OECD: Southeast Asian Economies Including Indonesia & Malaysia. Outperform Projections Despite Global Pressures

Southeast Asia, El Sky News — According to the latest release from the Organisation for Economic Co-operation and Development (OECD), despite challenges in trade, policy uncertainty, and global financial pressures, Southeast Asian economies including Indonesia and Malaysia are showing stronger resilience than previously expected.

Global & Regional Overview

The OECD’s most recent “Economic Outlook” edition estimates that global economic growth will remain around 3.2% in 2025, with a potential slowdown to 2.9% in 2026 due to trade tensions and global uncertainty. Growth has been supported by surges in technology investment especially artificial intelligence (AI) which help offset negative impacts from rising trade tariffs. However, OECD warns that global growth remains vulnerable, particularly if trade tensions escalate or AI-driven market optimism leads to corrections in financial markets.

Impact on Indonesia & Malaysia

Malaysia

For 2025–2026, Malaysia’s economy is projected to grow moderately. Despite external challenges such as global trade tension and uncertain export demand, domestic drivers including household consumption and tech-sector investment provide a stable foundation.

OECD forecasts Malaysian GDP growth at approximately 3.8% in 2025, with a slight increase expected in 2026. Supporting factors include low unemployment, rising labor participation, and the recovery of tourism and certain export commodities.

Risks remain including fluctuations in global export demand, potential inflationary pressures if energy subsidies are reduced, and external uncertainty due to trade conflicts and protectionism.

Indonesia (and Broader Southeast Asia)

Although not all country-specific data are detailed, OECD’s analysis indicates that Southeast Asian countries including Indonesia show relative resilience to global shocks, thanks to a combination of domestic demand, stimulus policies, and economic adaptation.

Previous OECD estimates suggested Indonesia’s economic growth around 4.9–5.2% in 2025, later revised slightly to 4.7–4.9% depending on domestic and global conditions. Indonesia benefits from regional integration, diversified economic activities, and participation in global supply chains.

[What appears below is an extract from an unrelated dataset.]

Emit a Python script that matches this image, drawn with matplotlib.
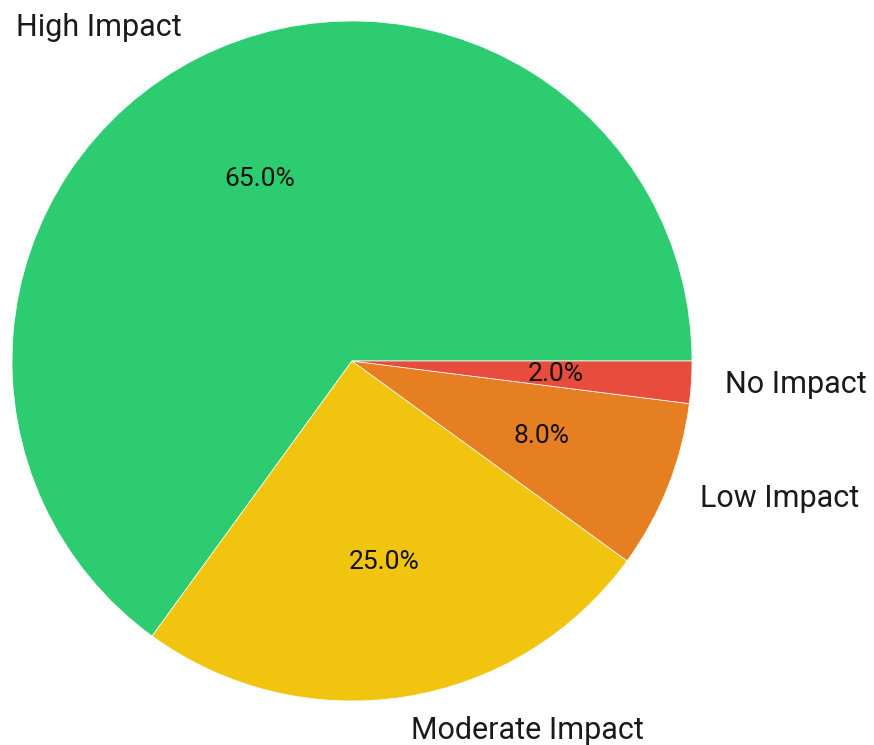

Why Southeast Asia Remains Resilient

OECD highlights several key factors helping Southeast Asia including Malaysia and Indonesia outperform projections despite global pressures:

  • Strong domestic demand: Stable household consumption, supported by healthy labor markets and rising participation rates (especially in Malaysia).
  • Economic diversification and structural adaptation: Multiple sectors manufacturing, commodity exports, services, and tech investment reduce dependence on any single industry.
  • Regional and global partnerships: Cooperation with international organizations such as OECD provides policy guidance, regulatory frameworks, and global market access, helping stabilize economies.

Future Challenges & Risks

Despite current stability, OECD warns of several risks:

  • Global trade tensions & tariffs — Protectionist policies from major economies could hurt exports and supply chains affecting Southeast Asia.
  • Policy uncertainty & global financial fluctuations — Interest rates, capital flows, and foreign investment shifts can impact macroeconomic stability and exchange rates.
  • External dependency — Many economies remain reliant on exports and global demand; a slowdown abroad could affect domestic output.

Implications for Malaysia & Indonesia

For policymakers, businesses, and investors in Malaysia and Indonesia, the OECD findings highlight:

  • Support domestic demand: Maintaining purchasing power, job stability, and household consumption is crucial.
  • Accelerate economic transition: Diversify into technology-intensive, capital-intensive, and clean energy sectors to enhance resilience.
  • Strengthen regional & global cooperation: Supply chain integration, trade collaboration, and investment-friendly policies can support long-term growth.
  • Monitor external risks: Trade policies, interest rate changes, and geopolitical developments can influence domestic economic stability.

Despite significant global challenges trade conflicts, policy uncertainty, and financial volatility OECD’s latest report shows Southeast Asia, including Malaysia and Indonesia, demonstrates resilience and stronger-than-expected economic performance. Maintaining growth will rely on sound domestic policies and the region’s ability to withstand external shocks.